__INSTRUCTIONS FOR THE TASK__. Return, exactly as written, the run of lines that begins at the line containing "Emit a Python" and ends at the line containing "261, 282, 555]". Nothing outside that run belongs in the answer.

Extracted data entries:

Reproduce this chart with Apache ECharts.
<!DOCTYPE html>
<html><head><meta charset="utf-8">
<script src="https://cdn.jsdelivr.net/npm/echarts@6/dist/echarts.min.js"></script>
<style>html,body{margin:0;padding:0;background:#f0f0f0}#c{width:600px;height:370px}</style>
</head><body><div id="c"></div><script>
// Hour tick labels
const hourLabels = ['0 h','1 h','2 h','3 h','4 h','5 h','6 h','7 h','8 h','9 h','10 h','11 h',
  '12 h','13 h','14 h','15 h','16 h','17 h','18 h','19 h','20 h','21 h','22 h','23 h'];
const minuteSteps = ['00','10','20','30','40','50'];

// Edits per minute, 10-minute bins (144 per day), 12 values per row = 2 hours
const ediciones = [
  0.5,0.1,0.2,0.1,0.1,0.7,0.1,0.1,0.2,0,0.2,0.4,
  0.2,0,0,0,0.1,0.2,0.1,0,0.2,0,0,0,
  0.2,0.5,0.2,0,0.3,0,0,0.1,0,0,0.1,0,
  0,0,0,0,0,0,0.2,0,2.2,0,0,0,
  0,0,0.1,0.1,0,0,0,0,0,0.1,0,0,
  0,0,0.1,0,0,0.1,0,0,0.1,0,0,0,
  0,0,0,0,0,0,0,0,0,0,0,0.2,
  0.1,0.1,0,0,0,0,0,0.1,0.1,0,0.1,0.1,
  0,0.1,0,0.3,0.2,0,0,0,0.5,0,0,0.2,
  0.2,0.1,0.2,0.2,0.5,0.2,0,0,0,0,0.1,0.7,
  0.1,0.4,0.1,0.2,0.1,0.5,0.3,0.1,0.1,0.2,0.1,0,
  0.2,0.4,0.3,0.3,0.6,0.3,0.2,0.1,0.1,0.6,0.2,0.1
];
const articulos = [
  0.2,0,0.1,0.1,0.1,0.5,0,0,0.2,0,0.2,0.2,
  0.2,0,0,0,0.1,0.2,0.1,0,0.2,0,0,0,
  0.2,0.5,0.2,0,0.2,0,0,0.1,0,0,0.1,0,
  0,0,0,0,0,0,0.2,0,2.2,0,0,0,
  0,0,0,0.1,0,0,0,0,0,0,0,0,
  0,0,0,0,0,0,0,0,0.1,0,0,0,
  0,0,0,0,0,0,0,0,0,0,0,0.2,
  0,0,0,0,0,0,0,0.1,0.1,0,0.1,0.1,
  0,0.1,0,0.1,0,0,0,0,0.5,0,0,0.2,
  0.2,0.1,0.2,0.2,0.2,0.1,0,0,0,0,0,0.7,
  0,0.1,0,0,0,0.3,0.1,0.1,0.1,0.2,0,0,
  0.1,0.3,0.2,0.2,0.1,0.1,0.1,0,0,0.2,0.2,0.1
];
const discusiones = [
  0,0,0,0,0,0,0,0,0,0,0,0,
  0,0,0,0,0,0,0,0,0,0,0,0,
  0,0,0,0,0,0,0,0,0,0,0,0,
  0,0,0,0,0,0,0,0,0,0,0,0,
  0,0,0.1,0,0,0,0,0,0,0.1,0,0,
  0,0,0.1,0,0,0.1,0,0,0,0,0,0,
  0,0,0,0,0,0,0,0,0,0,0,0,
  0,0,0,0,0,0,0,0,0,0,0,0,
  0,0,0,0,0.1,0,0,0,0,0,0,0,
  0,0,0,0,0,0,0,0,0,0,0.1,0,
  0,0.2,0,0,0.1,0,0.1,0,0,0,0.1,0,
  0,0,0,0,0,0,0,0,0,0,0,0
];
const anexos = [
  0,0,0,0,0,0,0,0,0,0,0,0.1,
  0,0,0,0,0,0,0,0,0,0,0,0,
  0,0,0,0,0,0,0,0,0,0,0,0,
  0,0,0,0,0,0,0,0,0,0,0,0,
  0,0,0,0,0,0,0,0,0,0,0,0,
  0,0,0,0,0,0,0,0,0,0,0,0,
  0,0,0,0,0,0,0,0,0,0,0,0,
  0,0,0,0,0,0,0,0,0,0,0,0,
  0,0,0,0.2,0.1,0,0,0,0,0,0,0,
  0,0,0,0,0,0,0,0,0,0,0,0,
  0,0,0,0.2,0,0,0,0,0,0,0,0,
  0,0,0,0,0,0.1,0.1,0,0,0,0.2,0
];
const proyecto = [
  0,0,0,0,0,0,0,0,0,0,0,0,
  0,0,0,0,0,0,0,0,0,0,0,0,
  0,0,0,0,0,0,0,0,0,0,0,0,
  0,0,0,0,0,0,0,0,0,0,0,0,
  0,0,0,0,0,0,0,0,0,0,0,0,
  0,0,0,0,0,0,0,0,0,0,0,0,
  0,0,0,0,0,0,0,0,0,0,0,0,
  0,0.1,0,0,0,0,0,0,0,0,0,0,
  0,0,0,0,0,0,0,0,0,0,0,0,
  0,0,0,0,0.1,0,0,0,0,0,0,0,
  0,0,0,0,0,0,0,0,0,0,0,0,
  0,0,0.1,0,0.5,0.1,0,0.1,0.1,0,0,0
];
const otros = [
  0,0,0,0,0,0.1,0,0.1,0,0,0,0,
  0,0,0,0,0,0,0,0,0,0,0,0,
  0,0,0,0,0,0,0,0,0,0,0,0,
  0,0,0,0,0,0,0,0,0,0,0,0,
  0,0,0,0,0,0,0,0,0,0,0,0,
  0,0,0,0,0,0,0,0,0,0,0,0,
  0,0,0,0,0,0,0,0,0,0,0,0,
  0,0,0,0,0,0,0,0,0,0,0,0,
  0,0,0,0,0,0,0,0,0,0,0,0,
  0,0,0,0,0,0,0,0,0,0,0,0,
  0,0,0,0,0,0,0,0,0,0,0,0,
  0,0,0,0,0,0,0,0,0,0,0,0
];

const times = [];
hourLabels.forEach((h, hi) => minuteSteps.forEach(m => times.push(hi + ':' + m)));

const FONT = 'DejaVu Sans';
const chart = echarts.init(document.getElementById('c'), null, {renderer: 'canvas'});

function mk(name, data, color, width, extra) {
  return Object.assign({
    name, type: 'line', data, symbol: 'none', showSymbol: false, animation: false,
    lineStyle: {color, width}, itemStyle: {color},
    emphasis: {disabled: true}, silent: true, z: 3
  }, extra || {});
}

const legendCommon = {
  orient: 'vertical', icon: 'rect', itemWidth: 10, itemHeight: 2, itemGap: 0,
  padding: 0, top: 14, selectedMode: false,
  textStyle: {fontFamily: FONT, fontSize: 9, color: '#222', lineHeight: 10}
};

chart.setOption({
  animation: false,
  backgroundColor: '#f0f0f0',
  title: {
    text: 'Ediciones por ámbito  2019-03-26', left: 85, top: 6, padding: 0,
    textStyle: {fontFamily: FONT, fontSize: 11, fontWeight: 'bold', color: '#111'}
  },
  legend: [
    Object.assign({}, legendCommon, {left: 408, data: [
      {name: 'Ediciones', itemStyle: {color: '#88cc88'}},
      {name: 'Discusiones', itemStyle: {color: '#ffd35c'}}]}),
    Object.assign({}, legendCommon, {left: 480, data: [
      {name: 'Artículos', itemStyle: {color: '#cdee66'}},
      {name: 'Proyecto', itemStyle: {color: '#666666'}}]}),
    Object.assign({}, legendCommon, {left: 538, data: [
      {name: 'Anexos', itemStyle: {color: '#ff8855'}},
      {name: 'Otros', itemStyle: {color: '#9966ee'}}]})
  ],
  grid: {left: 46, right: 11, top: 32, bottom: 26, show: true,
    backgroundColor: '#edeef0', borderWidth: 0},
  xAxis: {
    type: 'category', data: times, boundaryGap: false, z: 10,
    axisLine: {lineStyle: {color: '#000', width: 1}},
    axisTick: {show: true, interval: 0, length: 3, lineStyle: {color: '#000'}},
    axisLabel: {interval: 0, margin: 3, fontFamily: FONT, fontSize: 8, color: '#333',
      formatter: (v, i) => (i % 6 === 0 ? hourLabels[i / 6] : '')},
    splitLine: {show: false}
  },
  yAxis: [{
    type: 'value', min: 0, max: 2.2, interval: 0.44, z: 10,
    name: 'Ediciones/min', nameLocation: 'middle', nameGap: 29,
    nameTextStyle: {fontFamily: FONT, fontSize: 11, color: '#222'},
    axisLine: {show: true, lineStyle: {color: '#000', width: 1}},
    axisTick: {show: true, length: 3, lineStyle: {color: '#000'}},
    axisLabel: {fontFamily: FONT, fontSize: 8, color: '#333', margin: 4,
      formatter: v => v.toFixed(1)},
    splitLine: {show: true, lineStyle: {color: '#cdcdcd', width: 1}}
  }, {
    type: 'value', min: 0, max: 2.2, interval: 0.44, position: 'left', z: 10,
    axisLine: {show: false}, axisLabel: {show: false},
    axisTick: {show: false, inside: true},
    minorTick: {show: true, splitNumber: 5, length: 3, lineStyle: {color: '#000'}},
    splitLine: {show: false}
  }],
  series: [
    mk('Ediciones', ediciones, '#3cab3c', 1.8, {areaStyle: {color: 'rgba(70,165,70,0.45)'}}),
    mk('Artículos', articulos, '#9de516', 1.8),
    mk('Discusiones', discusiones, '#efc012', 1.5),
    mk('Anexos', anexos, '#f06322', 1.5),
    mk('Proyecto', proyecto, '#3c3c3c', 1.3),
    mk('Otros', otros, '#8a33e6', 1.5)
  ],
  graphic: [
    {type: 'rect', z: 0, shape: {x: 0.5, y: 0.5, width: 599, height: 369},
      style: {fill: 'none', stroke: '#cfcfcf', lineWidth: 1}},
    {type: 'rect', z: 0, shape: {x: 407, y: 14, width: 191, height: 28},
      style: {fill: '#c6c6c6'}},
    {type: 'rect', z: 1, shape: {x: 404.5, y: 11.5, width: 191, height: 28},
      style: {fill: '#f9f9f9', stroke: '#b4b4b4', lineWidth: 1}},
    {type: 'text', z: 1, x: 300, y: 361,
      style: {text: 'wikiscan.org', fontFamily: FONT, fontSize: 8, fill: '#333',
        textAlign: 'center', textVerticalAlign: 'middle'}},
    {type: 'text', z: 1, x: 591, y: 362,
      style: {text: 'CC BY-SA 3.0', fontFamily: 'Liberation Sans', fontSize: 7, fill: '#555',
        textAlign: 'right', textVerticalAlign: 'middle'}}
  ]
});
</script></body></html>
* * *
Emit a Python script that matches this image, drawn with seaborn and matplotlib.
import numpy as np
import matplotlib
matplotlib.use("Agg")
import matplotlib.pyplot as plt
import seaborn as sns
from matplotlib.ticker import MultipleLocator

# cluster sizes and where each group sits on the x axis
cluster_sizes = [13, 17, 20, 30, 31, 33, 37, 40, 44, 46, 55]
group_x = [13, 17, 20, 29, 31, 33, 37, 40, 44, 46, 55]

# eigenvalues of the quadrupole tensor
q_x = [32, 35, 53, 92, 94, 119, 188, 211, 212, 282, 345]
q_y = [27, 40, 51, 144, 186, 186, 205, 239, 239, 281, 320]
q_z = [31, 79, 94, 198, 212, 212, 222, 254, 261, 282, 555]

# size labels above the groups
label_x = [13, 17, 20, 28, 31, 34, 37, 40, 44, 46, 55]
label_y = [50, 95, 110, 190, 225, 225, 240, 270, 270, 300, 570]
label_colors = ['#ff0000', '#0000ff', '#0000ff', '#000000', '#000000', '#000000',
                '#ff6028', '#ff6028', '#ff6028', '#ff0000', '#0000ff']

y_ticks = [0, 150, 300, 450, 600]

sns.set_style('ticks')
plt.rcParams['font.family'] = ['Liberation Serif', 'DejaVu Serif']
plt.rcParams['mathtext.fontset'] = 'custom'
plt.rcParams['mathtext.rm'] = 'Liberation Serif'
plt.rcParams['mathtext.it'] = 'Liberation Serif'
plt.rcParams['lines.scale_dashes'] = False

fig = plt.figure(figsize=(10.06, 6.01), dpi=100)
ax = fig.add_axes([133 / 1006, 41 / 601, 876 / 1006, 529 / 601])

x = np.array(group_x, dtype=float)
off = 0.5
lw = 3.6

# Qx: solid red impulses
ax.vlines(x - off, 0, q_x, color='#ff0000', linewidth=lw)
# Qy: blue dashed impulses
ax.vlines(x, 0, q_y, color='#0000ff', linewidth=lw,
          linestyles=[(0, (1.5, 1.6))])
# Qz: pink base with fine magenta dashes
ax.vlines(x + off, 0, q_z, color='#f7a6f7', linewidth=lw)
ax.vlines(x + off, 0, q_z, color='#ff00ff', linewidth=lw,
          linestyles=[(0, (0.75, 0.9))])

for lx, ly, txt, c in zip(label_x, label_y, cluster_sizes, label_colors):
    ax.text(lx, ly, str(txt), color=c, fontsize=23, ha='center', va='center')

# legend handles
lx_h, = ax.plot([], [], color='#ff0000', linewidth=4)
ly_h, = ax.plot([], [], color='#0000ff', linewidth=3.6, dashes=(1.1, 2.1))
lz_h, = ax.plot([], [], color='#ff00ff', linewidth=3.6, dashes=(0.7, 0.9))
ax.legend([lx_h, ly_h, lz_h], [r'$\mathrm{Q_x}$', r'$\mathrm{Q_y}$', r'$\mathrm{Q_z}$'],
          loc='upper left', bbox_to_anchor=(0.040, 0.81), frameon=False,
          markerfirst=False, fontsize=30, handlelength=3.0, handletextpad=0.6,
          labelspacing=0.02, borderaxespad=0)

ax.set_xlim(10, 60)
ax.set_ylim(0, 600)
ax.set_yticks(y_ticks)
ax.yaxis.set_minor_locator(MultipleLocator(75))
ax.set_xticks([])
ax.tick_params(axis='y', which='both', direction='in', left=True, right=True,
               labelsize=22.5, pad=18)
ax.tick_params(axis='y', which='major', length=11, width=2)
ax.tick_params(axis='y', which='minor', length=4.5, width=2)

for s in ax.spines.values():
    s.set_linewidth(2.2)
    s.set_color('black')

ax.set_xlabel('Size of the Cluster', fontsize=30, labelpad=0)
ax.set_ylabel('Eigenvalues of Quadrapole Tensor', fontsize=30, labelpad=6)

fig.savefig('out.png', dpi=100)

__REPLY__.
Emit a Python script that matches this image, drawn with seaborn and matplotlib.
import numpy as np
import matplotlib
matplotlib.use("Agg")
import matplotlib.pyplot as plt
import seaborn as sns
from matplotlib.ticker import MultipleLocator

# cluster sizes and where each group sits on the x axis
cluster_sizes = [13, 17, 20, 30, 31, 33, 37, 40, 44, 46, 55]
group_x = [13, 17, 20, 29, 31, 33, 37, 40, 44, 46, 55]

# eigenvalues of the quadrupole tensor
q_x = [32, 35, 53, 92, 94, 119, 188, 211, 212, 282, 345]
q_y = [27, 40, 51, 144, 186, 186, 205, 239, 239, 281, 320]
q_z = [31, 79, 94, 198, 212, 212, 222, 254, 261, 282, 555]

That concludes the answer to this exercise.